ICT experts say there are perhaps few African countries where the evolution of the digital economy has been more apparent than Uganda over the last 20 years.

Last year, a United Nations Conference on Trade and Development (UNCTAD) e-commerce assessment report of Uganda noted how digital applications have encouraged the growth of micro, small and medium sized enterprises through access to ICT-enabled financial services and marketing.

A quarterly communications market report by the Uganda Communications Commission (UCC) for December, 2017, noted how Uganda had 18.8 million internet subscriptions representing a 48% penetration rate. The bulk of internet access (77%), the report noted, is via mobile whose penetration rate stands at 65 connections per 100 inhabitants.

There were also 23 million mobile money subscribers in the country of 38 million people and there were more than 340 million transactions during the period under review, totaling Shs 18.1 trillion (US$ 4.7bn).

But in an unprecedented development, beginning July 1, 2018, social media and mobile money users were directed to pay a tax of Shs 200 (US$0.05) per day to access various social media platforms including Facebook, WhatsApp, Twitter and LinkedIn while mobile money users were initially taxed 1% on deposits and withdrawals on top of a revised excise duty of 15% up from 10% on transfers.

President Yoweri Museveni supported the move saying the tax would rein in on social media users who use the platforms for peddling gossip and lies. Critics said the move threatened to derail the gains that have been registered over the years.

Nanfuka said more progressive policies and taxation models that directly affect citizens need to be reviewed. The digital economy should be looked at in terms of local content, affordability, inclusion, and accessibility of digital platforms.

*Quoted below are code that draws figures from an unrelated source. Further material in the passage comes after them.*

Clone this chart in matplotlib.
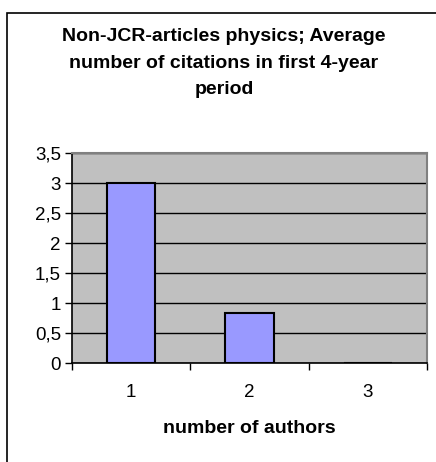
import matplotlib
matplotlib.use("Agg")
import matplotlib.pyplot as plt
from matplotlib.patches import Rectangle
from matplotlib.ticker import FuncFormatter, MultipleLocator

authors = ["1", "2", "3"]
avg_citations = [3.0, 0.83, 0.0]

plt.rcParams["font.family"] = ["Liberation Sans", "DejaVu Sans"]

fig = plt.figure(figsize=(4.36, 4.62), dpi=100)
fig.patch.set_facecolor("white")

# outer chart frame
fig.patches.append(Rectangle((7 / 436, -0.01), 1.0, (462 - 13) / 462 + 0.01,
                             transform=fig.transFigure, fill=False,
                             edgecolor="black", linewidth=1.2))

ax = fig.add_axes([72 / 436, (462 - 363) / 462, (427 - 72) / 436, (363 - 153) / 462])
ax.set_facecolor("#C0C0C0")

x = list(range(len(authors)))
ax.bar(x, avg_citations, width=0.41, color="#9999FF", edgecolor="black",
       linewidth=1.5, zorder=3)

ax.set_xlim(-0.5, len(authors) - 0.5)
ax.set_ylim(0, 3.5)
ax.yaxis.set_major_locator(MultipleLocator(0.5))
ax.yaxis.set_major_formatter(FuncFormatter(lambda v, p: f"{v:g}".replace(".", ",")))
ax.grid(axis="y", color="black", linewidth=1.0, zorder=1)

ax.set_xticks(x)
ax.set_xticklabels(authors)
ax.set_xticks([i + 0.5 for i in range(-1, len(authors))], minor=True)
ax.tick_params(axis="x", which="major", length=0, pad=15, labelsize=13.5)
ax.tick_params(axis="x", which="minor", length=5, direction="out", width=1)
ax.tick_params(axis="y", length=5, direction="out", width=1, labelsize=13.5, pad=3)

for side in ("top", "right"):
    ax.spines[side].set_color("#808080")
    ax.spines[side].set_linewidth(1.5)
for side in ("left", "bottom"):
    ax.spines[side].set_color("black")
    ax.spines[side].set_linewidth(1.2)

ax.set_xlabel("number of authors", fontsize=14, fontweight="bold", labelpad=14)

fig.text(224 / 436, 1 - 28 / 462,
         "Non-JCR-articles physics; Average\nnumber of citations in first 4-year\nperiod",
         ha="center", va="top", fontsize=14, fontweight="bold", linespacing=1.75)

fig.savefig("out.png", dpi=100)
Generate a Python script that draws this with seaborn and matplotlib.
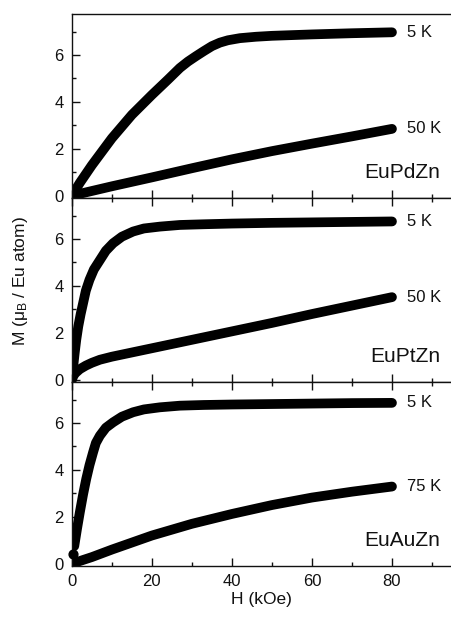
import matplotlib
matplotlib.use('Agg')
import matplotlib.pyplot as plt
import seaborn as sns
from matplotlib.ticker import MultipleLocator

sns.set_style('ticks')
plt.rcParams['font.family'] = ['Liberation Sans', 'DejaVu Sans']
plt.rcParams['mathtext.fontset'] = 'custom'
plt.rcParams['mathtext.rm'] = 'Liberation Sans'
plt.rcParams['mathtext.it'] = 'Liberation Sans:italic'

# EuPdZn
pd_5k_h = [0, 2, 5, 10, 15, 20, 24, 27, 29, 31, 33, 35, 37, 39, 42, 46, 50, 60, 70, 80]
pd_5k_m = [0, 0.55, 1.3, 2.45, 3.45, 4.3, 4.95, 5.45, 5.72, 5.95, 6.17, 6.38, 6.53, 6.63,
           6.72, 6.78, 6.82, 6.88, 6.93, 6.97]
pd_50k_h = [0, 10, 20, 30, 40, 50, 60, 70, 80]
pd_50k_m = [0, 0.4, 0.78, 1.17, 1.55, 1.9, 2.22, 2.53, 2.85]

# EuPtZn
pt_5k_h = [0, 0.3, 0.7, 1.1, 1.6, 2.2, 2.8, 3.5, 4.4, 5.5, 7, 8.5, 10.3, 12.5, 15.3, 18,
           22, 27, 33, 40, 50, 60, 70, 80]
pt_5k_m = [0, 0.5, 1.13, 1.7, 2.27, 2.8, 3.26, 3.8, 4.26, 4.7, 5.1, 5.5, 5.82, 6.1, 6.32,
           6.45, 6.53, 6.6, 6.63, 6.66, 6.69, 6.71, 6.73, 6.75]
pt_50k_h = [0, 0.5, 1, 2, 3.5, 5, 7, 10, 20, 30, 40, 50, 60, 70, 80]
pt_50k_m = [0, 0.2, 0.3, 0.45, 0.6, 0.72, 0.85, 0.98, 1.34, 1.7, 2.06, 2.42, 2.8, 3.16, 3.52]

# EuAuZn
au_5k_h = [0.6, 1.3, 2, 2.8, 3.6, 4.4, 5.3, 6, 7, 8.5, 10.3, 12.5, 15.3, 18, 22, 27, 33,
           40, 50, 60, 70, 80]
au_5k_m = [0.75, 1.5, 2.2, 2.95, 3.62, 4.2, 4.75, 5.15, 5.46, 5.8, 6.03, 6.27, 6.46, 6.58,
           6.67, 6.74, 6.77, 6.79, 6.81, 6.83, 6.85, 6.86]
au_5k_low_h = [0.25]
au_5k_low_m = [0.4]
au_75k_h = [0, 5, 10, 15, 20, 30, 40, 50, 60, 70, 80]
au_75k_m = [0, 0.28, 0.6, 0.9, 1.2, 1.7, 2.12, 2.5, 2.82, 3.07, 3.29]

compounds = ['EuPdZn', 'EuPtZn', 'EuAuZn']
temps = [('5 K', '50 K'), ('5 K', '50 K'), ('5 K', '75 K')]
curves = [
    ((pd_5k_h, pd_5k_m), (pd_50k_h, pd_50k_m)),
    ((pt_5k_h, pt_5k_m), (pt_50k_h, pt_50k_m)),
    ((au_5k_h, au_5k_m), (au_75k_h, au_75k_m)),
]

fig, axes = plt.subplots(3, 1, figsize=(4.52, 6.23), dpi=100, sharex=True)
fig.subplots_adjust(left=0.159, right=1.0, top=0.9775, bottom=0.0915, hspace=0)

for i, ax in enumerate(axes):
    for (h, m), lab in zip(curves[i], temps[i]):
        sns.lineplot(x=h, y=m, ax=ax, color='black', lw=7, sort=False,
                     solid_capstyle='round', solid_joinstyle='round')
        ax.text(h[-1] + 3.8, m[-1], lab, ha='left', va='center', fontsize=12, color='#111')
    ax.text(92, 1.0, compounds[i], ha='right', va='center', fontsize=15, color='#111')

    ax.set_xlim(0, 95)
    ax.set_ylim(-0.1, 7.75)
    ax.xaxis.set_major_locator(MultipleLocator(20))
    ax.xaxis.set_minor_locator(MultipleLocator(10))
    ax.yaxis.set_major_locator(MultipleLocator(2))
    ax.yaxis.set_minor_locator(MultipleLocator(1))
    ax.tick_params(which='both', direction='in', top=(i > 0), right=False,
                   labelsize=12, colors='#111', width=1)
    ax.tick_params(which='major', length=5.5, pad=6)
    ax.tick_params(which='minor', length=3)
    ax.spines['right'].set_visible(False)
    for s in ['left', 'top', 'bottom']:
        ax.spines[s].set_linewidth(1)
        ax.spines[s].set_color('#111')

axes[2].scatter(au_5k_low_h, au_5k_low_m, s=40, color='black', zorder=3, clip_on=False)
axes[2].set_xlabel('H (kOe)', fontsize=12.5, color='#111', labelpad=2)
axes[1].set_ylabel(r'M ($\mathrm{\mu_B}$ / Eu atom)', fontsize=12.5, color='#111')
axes[1].yaxis.set_label_coords(-0.11, 0.55)

fig.savefig('out.png', dpi=100)
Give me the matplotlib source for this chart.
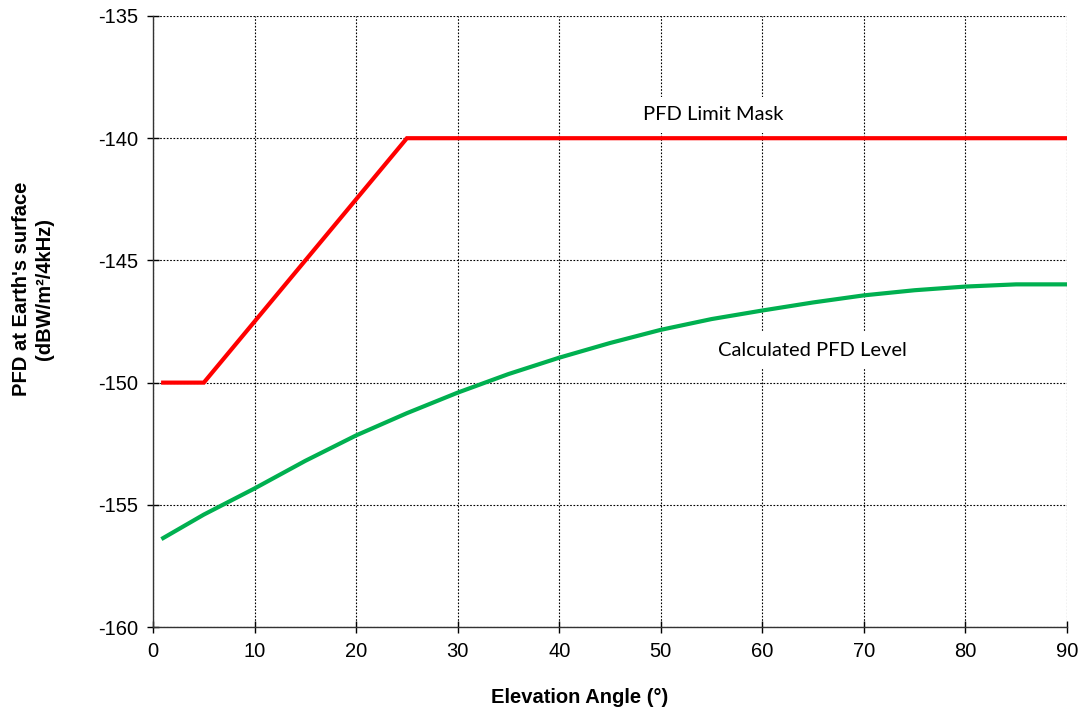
import matplotlib
matplotlib.use("Agg")
from matplotlib import pyplot as plt

# elevation angle (deg) and PFD values (dBW/m2/4kHz)
mask_angle = [1, 5, 25, 90]
mask_pfd = [-150, -150, -140, -140]

calc_angle = [1, 5, 10, 15, 20, 25, 30, 35, 40, 45, 50, 55, 60, 65, 70, 75, 80, 85, 90]
calc_pfd = [-156.36, -155.4, -154.33, -153.2, -152.16, -151.25, -150.41, -149.65,
            -148.98, -148.38, -147.84, -147.4, -147.05, -146.72, -146.43, -146.22,
            -146.07, -145.98, -145.98]

xticks = list(range(0, 91, 10))
yticks = [-160, -155, -150, -145, -140, -135]

plt.rcParams['font.family'] = ['Liberation Sans', 'DejaVu Sans']
plt.rcParams['axes.unicode_minus'] = False

fig = plt.figure(figsize=(10.83, 7.11), dpi=100)
ax = fig.add_axes([0.1413, 0.1181, 0.8439, 0.8594])

ax.plot(mask_angle, mask_pfd, color="#FF0000", lw=3.0, solid_joinstyle='miter', zorder=3)
ax.plot(calc_angle, calc_pfd, color="#00B050", lw=3.0, zorder=3)

ax.set_xlim(0, 90)
ax.set_ylim(-160, -135)
ax.set_xticks(xticks)
ax.set_yticks(yticks)
ax.tick_params(direction='inout', length=9, width=1, labelsize=14.5, pad=6)
ax.grid(True, color='black', linestyle=(0, (1.5, 1.5)), linewidth=0.8)

for s in ['top', 'right']:
    ax.spines[s].set_visible(False)
for s in ['left', 'bottom']:
    ax.spines[s].set_linewidth(1.0)
    ax.spines[s].set_color('#333333')

ax.set_xlabel("Elevation Angle (°)", fontsize=14.5, fontweight='bold')
ax.xaxis.set_label_coords(0.467, -0.1)
ax.set_ylabel("PFD at Earth's surface\n(dBW/m²/4kHz)", fontsize=14.5, fontweight='bold',
              linespacing=1.3)
ax.yaxis.set_label_coords(-0.108, 0.553)

box = dict(facecolor='white', edgecolor='none', pad=7)
ax.text(55.2, -139.05, "PFD Limit Mask", fontsize=14.5, family=['Lato', 'DejaVu Sans'],
        ha='center', va='center', bbox=box, zorder=4)
ax.text(64.9, -148.67, "Calculated PFD Level", fontsize=14.5, family=['Lato', 'DejaVu Sans'],
        ha='center', va='center', bbox=box, zorder=4)

fig.savefig("out.png", dpi=100)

For Dr Fred Muhumuza, an economics lecturer at Makerere University, the digital economy should be part of the menu not a cure-all for the woes of economies in sub-Saharan Africa because of the nature of the economies, its people and the political and regulatory environment in these countries.

Muhumuza told The Independent on April 19 that because most of the policies in countries like Uganda are politically motivated, it might be hard for people to tap into the digital economy like South Korea and other Southeast Asian countries have done.

“But even in trying to do so, we cannot copy and paste policies from other regions of the world; we need to support our own innovations, strengthen our infrastructure and lower the costs of access to these and many other technologies.”

He, for instance, says Uganda’s access to electricity would markedly improve if, for instance, there was deliberate support from the government for people to access solar energy technologies.

“We need to interpret these technologies, domesticate them as well as allow innovations that are locally generated and promote them,” he told The Independent.

But that is not all.

UNCTAD says the absence of relevant data on the ICT sector, such as e-commerce statistics is impacting on the capacity of states to make informed policy and implementation decisions.

“Governments need to design policies and regulations to significantly increase broadband deployment (especially to rural areas to bridge the urban-rural divide) and investment in the tech sector through public-private partnership extending tax incentives for infrastructure investment to private businesses,” UNCTAD said in its report.

“There is also a pressing need to integrate a gender perspective in all relevant policies and strategies and to make a concerted effort to mainstream women empowerment in strategies, policies, and budgets addressing issues of gender equality, as well as focusing on accessibility, affordability, safety and digital skills in Africa.”